I was a lawyer, having taken up a second career once I moved to Canada. I was distressed that it took the lawyers and these few faculty to come forward before more joined the protest.

I resolved to do what I could. The students are so courageous, I told myself. What am I waiting for? Only for something good to happen? I felt distracted. I didn’t feel I was present in Vancouver.

I spoke again with a former colleague at Dhaka University, now at UBC studying for her doctorate, about how we could support the students. She had notified me earlier in the month about a protest to be held in front of the UBC bookstore, but notice had been too short for me to find a sighted guide.

“You have a voice, Rumana,” she said. “Use it.”

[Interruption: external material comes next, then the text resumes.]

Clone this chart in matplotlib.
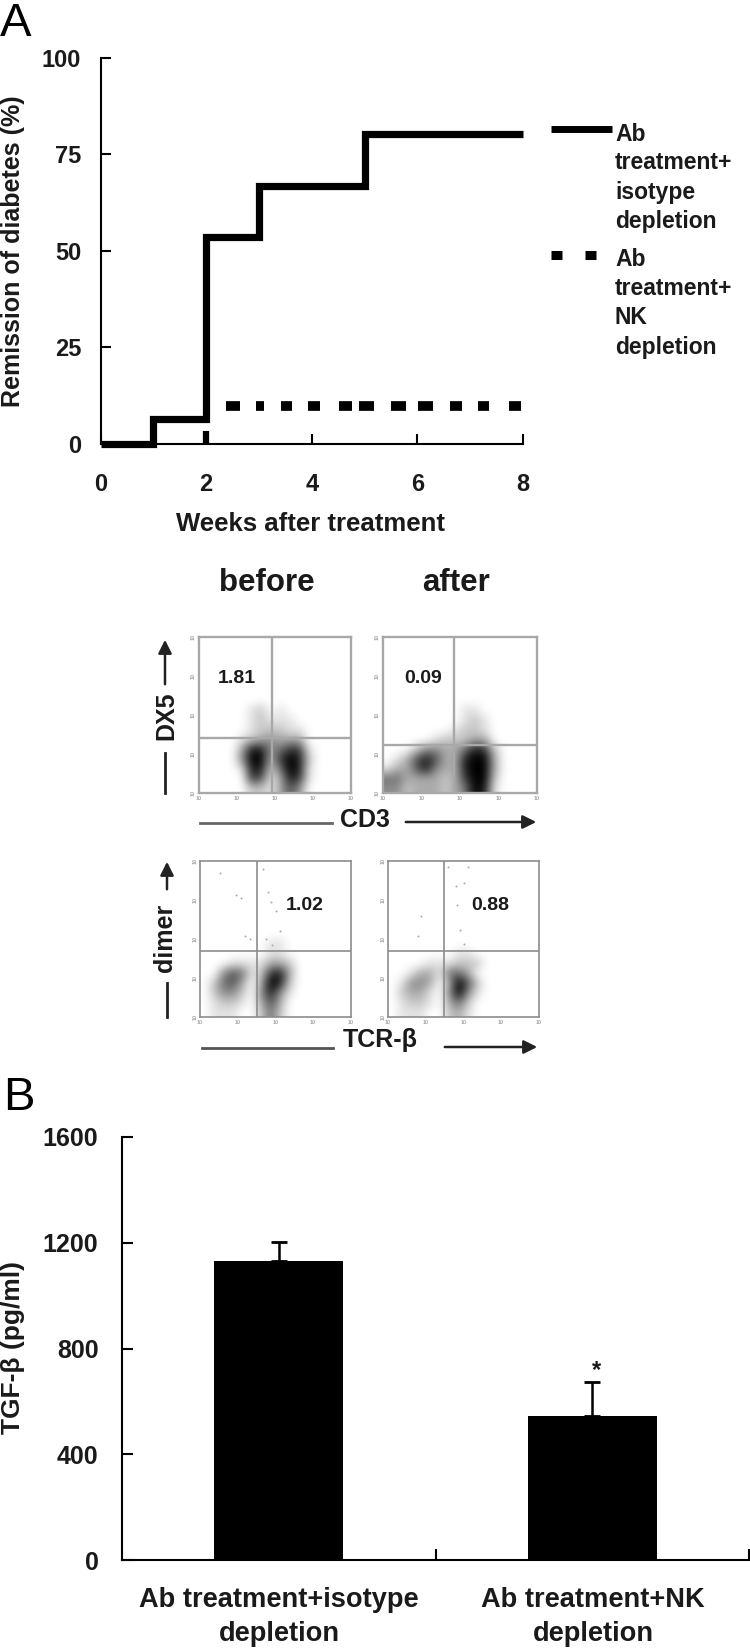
import numpy as np
import matplotlib
matplotlib.use('Agg')
import matplotlib.pyplot as plt

plt.rcParams['font.family'] = ['Liberation Sans', 'DejaVu Sans']
plt.rcParams['font.weight'] = 'bold'

W, H = 750, 1648
TXT = '#1a1a1a'

# Panel A: remission curves
weeks = [0, 1, 2, 3, 5, 8]
remission_iso = [0, 6.4, 53.6, 66.8, 80.2, 80.2]
nk_level = 9.8
nk_dash_start = [2.37, 2.94, 3.41, 3.92, 4.52, 4.89, 5.50, 6.02, 6.62, 7.14, 7.74]
nk_dash_end = [2.64, 3.09, 3.63, 4.15, 4.76, 5.17, 5.78, 6.29, 6.85, 7.36, 7.97]
nk_stub_top = 3.4
a_xticks = [0, 2, 4, 6, 8]
a_yticks = [0, 25, 50, 75, 100]
legend_iso = ['Ab', 'treatment+', 'isotype', 'depletion']
legend_nk = ['Ab', 'treatment+', 'NK', 'depletion']

# Panel B: TGF-beta bars
groups = ['Ab treatment+isotype\ndepletion', 'Ab treatment+NK\ndepletion']
tgf_mean = [1131, 545]
tgf_err = [71, 128]
b_yticks = [0, 400, 800, 1200, 1600]

# Flow plots: density read by eye, 0 = white, 9 = black, top row first
EMPTY = '0000000000000000'
dens_before = [EMPTY] * 7 + ['0000012010000000', '0000012111000000', '0000012221100000',
                             '0000123433300000', '0000388457710000', '0000499379820000',
                             '0000188259810000', '0000076138710000', '0000022136400000']
dens_after = [EMPTY] * 7 + ['0000000011000000', '0000000012100000', '0000000122100000',
                            '0000012223300000', '0002443358720000', '0136863389930000',
                            '1336843389930000', '5533332379920000', '4423332359810000']
dens_tcr1 = [EMPTY] * 8 + ['0000000110000000', '0000000110000000', '0001111332000000',
                           '0046512783000000', '0256303982000000', '0244204841000000',
                           '0122103630000000', '0111002520000000']
dens_tcr2 = [EMPTY] * 9 + ['0000000110000000', '0000111222000000', '0013315530000000',
                           '0144303962000000', '0233104941000000', '0122103520000000',
                           '0111002310000000']

# sparse events in the upper gates, fractions of the plot
sparse_x_tcr1 = [0.13, 0.24, 0.27, 0.30, 0.42, 0.45, 0.47, 0.50, 0.53, 0.48, 0.44, 0.33]
sparse_y_tcr1 = [0.92, 0.78, 0.76, 0.52, 0.95, 0.80, 0.74, 0.68, 0.55, 0.46, 0.50, 0.50]
sparse_x_tcr2 = [0.22, 0.40, 0.45, 0.50, 0.53, 0.46, 0.48, 0.20, 0.50]
sparse_y_tcr2 = [0.65, 0.96, 0.84, 0.86, 0.96, 0.72, 0.56, 0.52, 0.47]

gate_before = (0.48, 0.35)
gate_after = (0.46, 0.31)
gate_tcr1 = (0.38, 0.42)
gate_tcr2 = (0.37, 0.42)
pct_values = ['1.81', '0.09', '1.02', '0.88']


def px_axes(fig, left, top, right, bottom):
    return fig.add_axes([left / W, 1 - bottom / H, (right - left) / W, (bottom - top) / H])


def flow_panel(fig, box, rows, gate, gate_col, gate_lw, sx=None, sy=None):
    ax = px_axes(fig, *box)
    grid = np.array([[int(c) for c in r] for r in rows], dtype=float)
    ax.imshow(grid, cmap='gray_r', vmin=0, vmax=9, interpolation='bicubic',
              extent=[0, 1, 0, 1], aspect='auto', zorder=1)
    if sx:
        ax.scatter(sx, sy, s=2.0, c='#aaaaaa', linewidths=0, zorder=2)
    ax.axvline(gate[0], color=gate_col, lw=gate_lw, zorder=3)
    ax.axhline(gate[1], color=gate_col, lw=gate_lw, zorder=3)
    ax.set_xlim(0, 1)
    ax.set_ylim(0, 1)
    ax.set_xticks([])
    ax.set_yticks([])
    for s in ax.spines.values():
        s.set_color(gate_col)
        s.set_linewidth(gate_lw)
    # tiny decade labels, nearly unreadable in the source too
    for i in range(5):
        ax.text(i / 4, -0.035, '10', fontsize=4, color='#aaaaaa', ha='center', va='center', clip_on=False)
        ax.text(-0.035, i / 4, '10', fontsize=4, color='#aaaaaa', ha='center', va='center',
                rotation=90, clip_on=False)
    return ax


fig = plt.figure(figsize=(W / 100, H / 100), dpi=100)

# ---- panel A curve
ax1 = px_axes(fig, 100.5, 58, 523, 444)
ax1.step(weeks, remission_iso, where='post', color='black', lw=5.2, solid_joinstyle='miter',
         solid_capstyle='butt', clip_on=False)
ax1.hlines([nk_level] * len(nk_dash_start), nk_dash_start, nk_dash_end, color='black', lw=7)
ax1.vlines([2], [0], [nk_stub_top], color='black', lw=4.5)
ax1.set_xlim(0, 8)
ax1.set_ylim(0, 100)
ax1.set_xticks(a_xticks)
ax1.set_yticks(a_yticks)
ax1.tick_params(direction='in', length=7, width=1.5, labelsize=17)
ax1.tick_params(axis='x', pad=21)
ax1.tick_params(axis='y', pad=14)
for t in ax1.get_xticklabels() + ax1.get_yticklabels():
    t.set_color(TXT)
ax1.spines['top'].set_visible(False)
ax1.spines['right'].set_visible(False)
ax1.spines['left'].set_linewidth(1.5)
ax1.spines['bottom'].set_linewidth(1.5)

# ---- panel B bars
ax2 = px_axes(fig, 122, 1137, 749, 1560)
ax2.bar([0.5, 1.5], tgf_mean, width=0.41, color='black')
ax2.errorbar([0.5, 1.5], tgf_mean, yerr=[[0, 0], tgf_err], fmt='none', ecolor='black',
             elinewidth=1.8, capsize=5.5, capthick=2)
ax2.set_xlim(0, 2)
ax2.set_ylim(0, 1600)
ax2.set_xticks([1, 2])
ax2.set_xticklabels([])
ax2.set_yticks(b_yticks)
ax2.tick_params(direction='in', width=1.5, length=8, labelsize=18, pad=17)
for t in ax2.get_yticklabels():
    t.set_color(TXT)
ax2.spines['top'].set_visible(False)
ax2.spines['right'].set_visible(False)
ax2.spines['left'].set_linewidth(1.5)
ax2.spines['bottom'].set_linewidth(1.5)

# ---- flow plots
flow_panel(fig, (199, 637, 351, 793), dens_before, gate_before, '#a8a8a8', 1.7)
flow_panel(fig, (383, 637, 537, 793), dens_after, gate_after, '#a8a8a8', 1.7)
flow_panel(fig, (200, 861, 351, 1017), dens_tcr1, gate_tcr1, '#8c8c8c', 1.2, sparse_x_tcr1, sparse_y_tcr1)
flow_panel(fig, (388, 861, 539, 1017), dens_tcr2, gate_tcr2, '#8c8c8c', 1.2, sparse_x_tcr2, sparse_y_tcr2)

# ---- everything placed by pixel: labels, legend, arrows
ov = fig.add_axes([0, 0, 1, 1], zorder=10)
ov.set_xlim(0, W)
ov.set_ylim(H, 0)
ov.axis('off')
ov.patch.set_alpha(0)


def label(x, y, s, size, **kw):
    kw.setdefault('ha', 'center')
    kw.setdefault('va', 'center')
    kw.setdefault('color', TXT)
    ov.text(x, y, s, fontsize=size, **kw)


label(0, 24, 'A', 34, ha='left', weight='normal', color='black')
label(3, 1098, 'B', 34, ha='left', weight='normal', color='black')

label(13, 251, 'Remission of diabetes (%)', 18, rotation=90)
label(311, 524, 'Weeks after treatment', 18.5)
label(13, 1348, 'TGF-β (pg/ml)', 19, rotation=90)

# legend
ov.plot([551, 612], [129, 129], color='black', lw=5, solid_capstyle='butt')
ov.plot([551, 562], [255, 255], color='black', lw=6.5, solid_capstyle='butt')
ov.plot([585, 596], [255, 255], color='black', lw=6.5, solid_capstyle='butt')
for y, s in zip([134, 162, 192, 221], legend_iso):
    label(615, y, s, 16.5, ha='left')
for y, s in zip([259, 288, 317, 347], legend_nk):
    label(615, y, s, 16.5, ha='left')

# bar category labels
for x, s in zip([279, 593], groups):
    a, b = s.split('\n')
    label(x, 1600, a, 19.6)
    label(x, 1634, b, 19.6)
label(596, 1371, '*', 17)

# flow titles and gate percentages
label(267, 583, 'before', 22.5)
label(456, 583, 'after', 22.5)
for (x, y), s in zip([(237, 678), (423, 678), (305, 905), (490, 905)], pct_values):
    label(x, y, s, 14)
label(365, 820, 'CD3', 18)
label(166, 716, 'DX5', 18, rotation=90)
label(380, 1040, 'TCR-β', 18)
label(165, 938, 'dimer', 18, rotation=90)

line_c = '#222222'
ov.plot([200, 332], [823, 823], color='#666666', lw=2)
ov.annotate('', xy=(539, 822), xytext=(403, 822),
            arrowprops=dict(arrowstyle='-|>', color=line_c, lw=1.8, mutation_scale=20))
ov.plot([165, 165], [753, 793], color=line_c, lw=2)
ov.annotate('', xy=(165, 637), xytext=(165, 687),
            arrowprops=dict(arrowstyle='-|>', color=line_c, lw=1.8, mutation_scale=20))
ov.plot([202, 333], [1048, 1048], color='#555555', lw=2)
ov.annotate('', xy=(540, 1047), xytext=(442, 1047),
            arrowprops=dict(arrowstyle='-|>', color=line_c, lw=1.8, mutation_scale=20))
ov.plot([167, 167], [983, 1017], color=line_c, lw=2)
ov.annotate('', xy=(167, 859), xytext=(167, 892),
            arrowprops=dict(arrowstyle='-|>', color=line_c, lw=1.8, mutation_scale=20))

fig.savefig('out.png', dpi=100, facecolor='white')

Then came a turning point for me.

I got a call from Dhaka from a former student. Thirteen years ago, he was among students who heard that the teacher who lay grievously injured and blinded from a vicious assault by her husband and lay helpless in hospital, was me, and that my husband, eight days after the attack, was not being pursued by police. Those students rallied to patrol the hospital lobby lest my husband or his supporters, who had influential connections to the government, came to harm me further.

“Ma’am,” my former student said, “our protest was just to ask to reduce the quota. Then came the government crackdown. We know we cannot back down. There is no return. There is no other way; it is freedom or death. If we die, please tell the world, that we students didn’t hurt anyone, that we didn’t want to harm anyone.” He asked me not to reveal his name.

I had to show my solidarity. After all, the widespread public outrage at the assault on me precisely because it had happened to a teacher at Dhaka University had put my name and plight in international headlines.

That morning, Friday, Aug. 2, the start of the long weekend, I booked a flight to Dhaka, for Aug. 15.

Events moved quickly. On Aug. 5, Sheikh Hasina resigned and fled the country. Still, I kept my reservation. When I told my teenage daughter, Anusheh, that I was going, she burst into tears. “What if something happens to you?” she asked. I told her that she needed to be brave, just as the students were.

Ultimately, I decided – for now – to cancel my flight. I told Anusheh that there was a lesson in the courage of students in Bangladesh. They were a model for the past, present and future of Bangladesh, in standing up for what is right.

I want a Bangladesh where people will be able to express their opinions without fear. A democracy which is functioning and credible. Where everyone will work toward achieving the freedoms the students dreamed of, and were prepared to die for.